The story culminates in one of the most beautiful examples of the unity of scientific ideas: the connection between wavelets and quantum physics. In the study of quantum many-body systems, a powerful theoretical tool called the Multiscale Entanglement Renormalization Ansatz (MERA) is used to describe the intricate patterns of entanglement in the ground state of matter. MERA is a tensor network that builds a description of the quantum state in a hierarchical, layer-by-layer fashion. At each layer, it "renormalizes" the system by removing short-range entanglement and then coarse-graining the system, effectively zooming out.

Incredibly, the mathematical structure of one layer of a binary MERA is identical to one stage of the Haar wavelet transform. The "disentangling" and "coarse-graining" operations in MERA, when viewed as a linear transformation, are precisely the application of the Haar wavelet matrix. The scaling coefficients are passed up to the next, coarser layer of the network, while the detail coefficients are stored as scale-dependent features. The same hierarchical structure that allows us to efficiently represent a signal is used by nature, in a sense, to organize entanglement in a quantum system.
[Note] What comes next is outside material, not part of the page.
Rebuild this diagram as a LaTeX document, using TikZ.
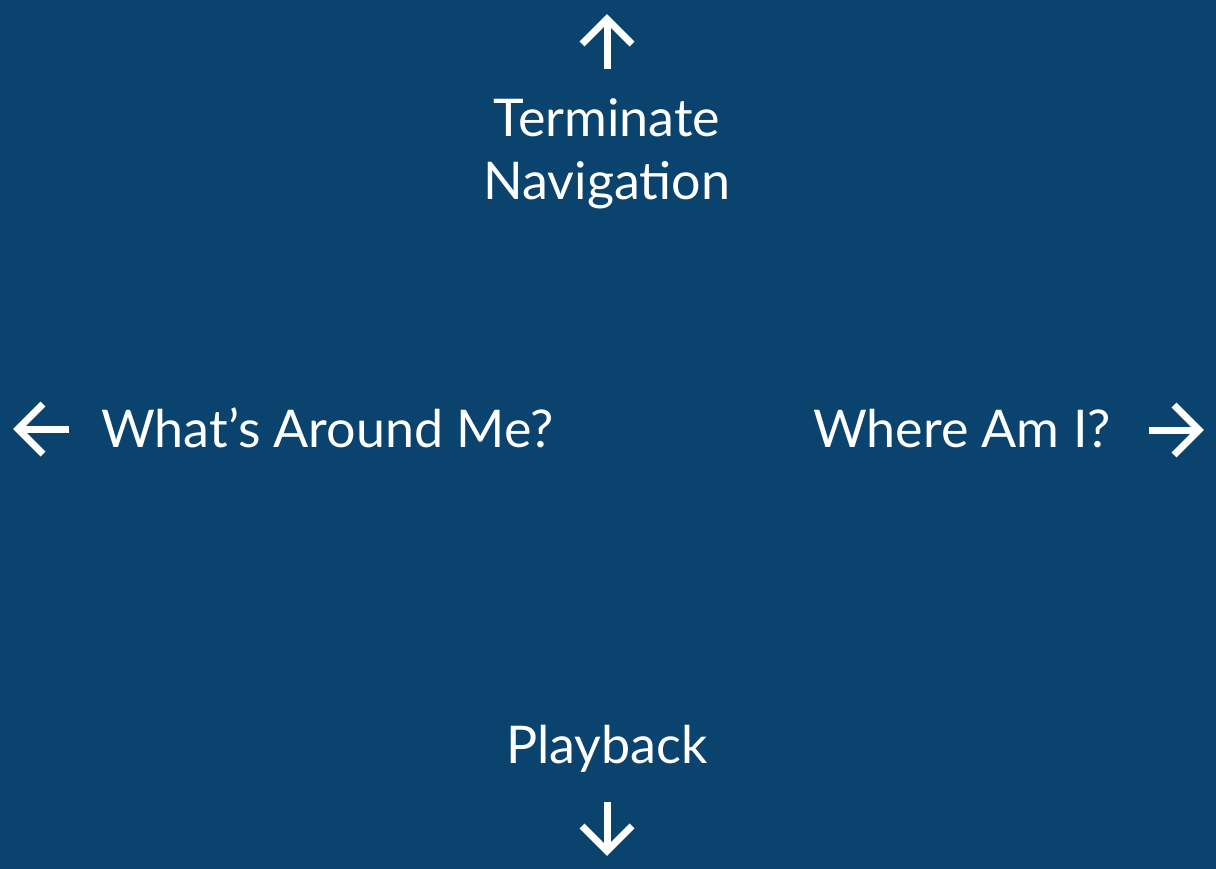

This stunning correspondence shows that the principles of multiresolution analysis are not just an invention for signal processing; they are a deep feature of the structure of information itself, from the classical to the quantum realm.

From compressing a song, to finding a heartbeat, to solving the equations of the universe, to understanding the very structure of quantum reality—the simple, humble Haar wavelet provides a unifying thread, a testament to the power and beauty of a simple idea.